In my particular experience, I use email correspondence as well as sending scanned relevant documents and images.
I use Zoom, Google Meet and FaceTime as needed. Over the process of communications with different patrons and students, all work well but sometimes a combination is needed. I’ve learned a variety of new means of communicating. It’s helped a great deal during the shutdown and current restrictions.
- From your perspective, what are actions that can be taken within your SIG and the broader field of art information in order to examine the lack of diversity and develop networks of support for communities of color and specifically Black information professionals?
This of course is a topic that needs to be addressed. The arts can really take the lead on this. There is a parallel between events experienced in WW II and the inequity towards people of color in our field. I did a quick search and found that one of our members has published on this regarding Native Americans. Since I know her personally, I can start the conversation there and hopefully other like-minded members will follow. A survey of members to discover their ideas and concerns might be a good start.
See: Ramonetti, M., & Pilato, V. (2019). Keeping the Equity, Inclusion, and Diversity Conversations Going. Urban Library Journal, 25 (1). Retrieved from https://academicworks.cuny.edu/ulj/vol25/iss1/1
- How did you first hear about/join your SIG?
I was asked in 2014 to co-coordinate our SIG by Philip Dombowsky.
- What are the main topics of conversation for your SIG right now? Has there been any unexpected or fruitful conversation in the past year?
I’m always delighted to see students interested in the fields of art librarianship and provenance research. For example, SIG members I’ve worked with are interested in Museum work, especially provenance research. Others have become professionals in the fields of Art Librarianship and as Digital Projects Librarians at SUNY and Digital Collections Manager at Adelphi University.
- How has this SIG enhanced your professional life?
I attended an ARLIS conference workshop on WW II Provenance Research in 2014 at the National Archives in D.C. and it took off from there. We were asked to introduce ourselves and our reason for attending. When I mentioned that I worked with the William Randolph Hearst Archive at LIU, the moderator said “Oh Hearst.” This led to intense research on Nazi Provenance, presentations, articles, and most importantly, new colleagues. See the most recent article:
- How can we get connected with or learn more about your SIG? (primary platform for sharing, etc.) Email is best, email@example.com or firstname.lastname@example.org
- What is an emerging trend you see happening in your particular area of interest?

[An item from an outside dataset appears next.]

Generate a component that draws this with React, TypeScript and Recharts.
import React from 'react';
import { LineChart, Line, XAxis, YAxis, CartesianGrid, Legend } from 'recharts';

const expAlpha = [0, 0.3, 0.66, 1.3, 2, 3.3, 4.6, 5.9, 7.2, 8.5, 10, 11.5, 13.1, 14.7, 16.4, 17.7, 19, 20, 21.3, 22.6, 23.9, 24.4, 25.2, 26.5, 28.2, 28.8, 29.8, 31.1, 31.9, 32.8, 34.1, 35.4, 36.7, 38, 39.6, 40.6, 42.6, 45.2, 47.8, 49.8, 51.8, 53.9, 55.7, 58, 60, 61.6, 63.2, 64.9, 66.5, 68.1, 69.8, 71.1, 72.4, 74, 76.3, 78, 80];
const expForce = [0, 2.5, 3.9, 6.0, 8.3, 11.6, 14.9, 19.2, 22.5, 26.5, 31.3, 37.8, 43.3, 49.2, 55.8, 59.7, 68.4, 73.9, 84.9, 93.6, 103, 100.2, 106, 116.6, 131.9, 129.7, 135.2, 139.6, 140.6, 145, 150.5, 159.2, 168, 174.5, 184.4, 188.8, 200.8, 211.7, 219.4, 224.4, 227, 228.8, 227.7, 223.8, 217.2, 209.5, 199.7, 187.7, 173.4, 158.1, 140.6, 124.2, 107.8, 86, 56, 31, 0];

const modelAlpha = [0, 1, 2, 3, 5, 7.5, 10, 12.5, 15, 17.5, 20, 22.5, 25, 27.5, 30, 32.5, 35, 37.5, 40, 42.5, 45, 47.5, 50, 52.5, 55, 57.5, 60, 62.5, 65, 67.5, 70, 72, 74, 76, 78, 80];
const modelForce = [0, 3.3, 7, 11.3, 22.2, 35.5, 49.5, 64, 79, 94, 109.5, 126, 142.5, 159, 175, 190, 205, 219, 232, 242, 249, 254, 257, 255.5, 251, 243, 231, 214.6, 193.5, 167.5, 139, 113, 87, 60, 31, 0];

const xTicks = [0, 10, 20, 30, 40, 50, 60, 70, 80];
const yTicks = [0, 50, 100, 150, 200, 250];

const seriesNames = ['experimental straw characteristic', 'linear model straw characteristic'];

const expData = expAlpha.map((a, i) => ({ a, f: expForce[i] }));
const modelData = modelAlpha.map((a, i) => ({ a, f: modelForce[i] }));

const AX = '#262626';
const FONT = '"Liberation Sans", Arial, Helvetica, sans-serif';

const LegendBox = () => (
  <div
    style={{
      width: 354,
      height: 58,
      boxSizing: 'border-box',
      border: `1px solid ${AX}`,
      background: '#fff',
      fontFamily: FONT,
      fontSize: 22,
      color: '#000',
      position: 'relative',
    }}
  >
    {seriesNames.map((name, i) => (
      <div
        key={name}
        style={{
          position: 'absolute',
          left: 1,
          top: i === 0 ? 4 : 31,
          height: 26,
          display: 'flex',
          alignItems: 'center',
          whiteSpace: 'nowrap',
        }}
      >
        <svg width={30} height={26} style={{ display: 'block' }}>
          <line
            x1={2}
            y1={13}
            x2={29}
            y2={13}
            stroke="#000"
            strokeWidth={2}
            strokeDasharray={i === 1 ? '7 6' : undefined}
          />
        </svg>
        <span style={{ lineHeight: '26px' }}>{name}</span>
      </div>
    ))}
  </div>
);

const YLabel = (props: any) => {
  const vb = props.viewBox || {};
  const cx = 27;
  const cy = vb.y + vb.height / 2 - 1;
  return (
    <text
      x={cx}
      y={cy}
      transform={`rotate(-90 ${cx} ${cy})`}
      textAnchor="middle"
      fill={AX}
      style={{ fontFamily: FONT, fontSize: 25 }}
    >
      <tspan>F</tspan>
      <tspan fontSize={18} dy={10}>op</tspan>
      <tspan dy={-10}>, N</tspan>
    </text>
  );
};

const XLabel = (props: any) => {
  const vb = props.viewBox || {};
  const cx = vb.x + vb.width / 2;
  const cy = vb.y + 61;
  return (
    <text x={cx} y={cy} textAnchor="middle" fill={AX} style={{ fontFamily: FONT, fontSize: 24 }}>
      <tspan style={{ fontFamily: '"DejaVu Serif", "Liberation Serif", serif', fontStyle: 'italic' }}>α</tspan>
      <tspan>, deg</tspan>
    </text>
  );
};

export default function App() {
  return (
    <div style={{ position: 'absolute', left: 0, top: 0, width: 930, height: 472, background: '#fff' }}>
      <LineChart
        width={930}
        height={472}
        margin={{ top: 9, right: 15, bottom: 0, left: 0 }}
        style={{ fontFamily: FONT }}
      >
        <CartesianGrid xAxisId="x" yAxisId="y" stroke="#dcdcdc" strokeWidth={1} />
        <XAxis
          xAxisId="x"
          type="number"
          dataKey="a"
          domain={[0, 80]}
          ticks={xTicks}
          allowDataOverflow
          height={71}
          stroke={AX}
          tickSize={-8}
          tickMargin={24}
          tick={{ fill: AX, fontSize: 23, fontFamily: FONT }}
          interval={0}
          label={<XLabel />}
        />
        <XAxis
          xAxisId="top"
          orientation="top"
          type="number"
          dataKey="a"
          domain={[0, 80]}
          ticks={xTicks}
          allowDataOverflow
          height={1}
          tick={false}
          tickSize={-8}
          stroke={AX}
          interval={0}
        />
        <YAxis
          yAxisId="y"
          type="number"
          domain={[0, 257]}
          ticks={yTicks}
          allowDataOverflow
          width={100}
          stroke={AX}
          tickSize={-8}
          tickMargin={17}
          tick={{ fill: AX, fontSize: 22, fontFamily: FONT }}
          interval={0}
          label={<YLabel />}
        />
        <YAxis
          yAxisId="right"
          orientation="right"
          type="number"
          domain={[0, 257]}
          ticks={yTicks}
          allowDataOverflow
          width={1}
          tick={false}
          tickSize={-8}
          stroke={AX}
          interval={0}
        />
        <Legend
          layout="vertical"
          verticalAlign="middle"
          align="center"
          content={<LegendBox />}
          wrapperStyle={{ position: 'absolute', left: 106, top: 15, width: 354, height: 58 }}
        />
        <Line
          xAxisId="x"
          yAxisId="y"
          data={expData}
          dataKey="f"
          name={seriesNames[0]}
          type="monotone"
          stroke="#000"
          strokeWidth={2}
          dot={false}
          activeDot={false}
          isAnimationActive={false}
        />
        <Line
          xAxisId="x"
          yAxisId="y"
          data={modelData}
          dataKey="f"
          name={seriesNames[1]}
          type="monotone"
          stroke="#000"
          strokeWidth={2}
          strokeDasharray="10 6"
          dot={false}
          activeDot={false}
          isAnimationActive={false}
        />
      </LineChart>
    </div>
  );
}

It would have to be provenance research in museum collections in general and digital project managing. There seems to be employment opportunities in both these fields.
- How have the members of your SIG been contributing to their field of practice or study in that area? (Examples from answer #5).
Student members I’ve worked with are interested in Museum work, especially provenance research. Others have become professionals in the fields of Art Librarianship and Digital Projects Librarian at SUNY and Digital Collections Manager at Adelphi University.
- As you look ahead, what are your goals, vision, or dreams for your SIG for the next year?
Since predictions for a return to some semblance of normalcy will probably be late 2021-early 2022. The resolve and interaction of members is key to defining our idea on vision and goals of our SIG.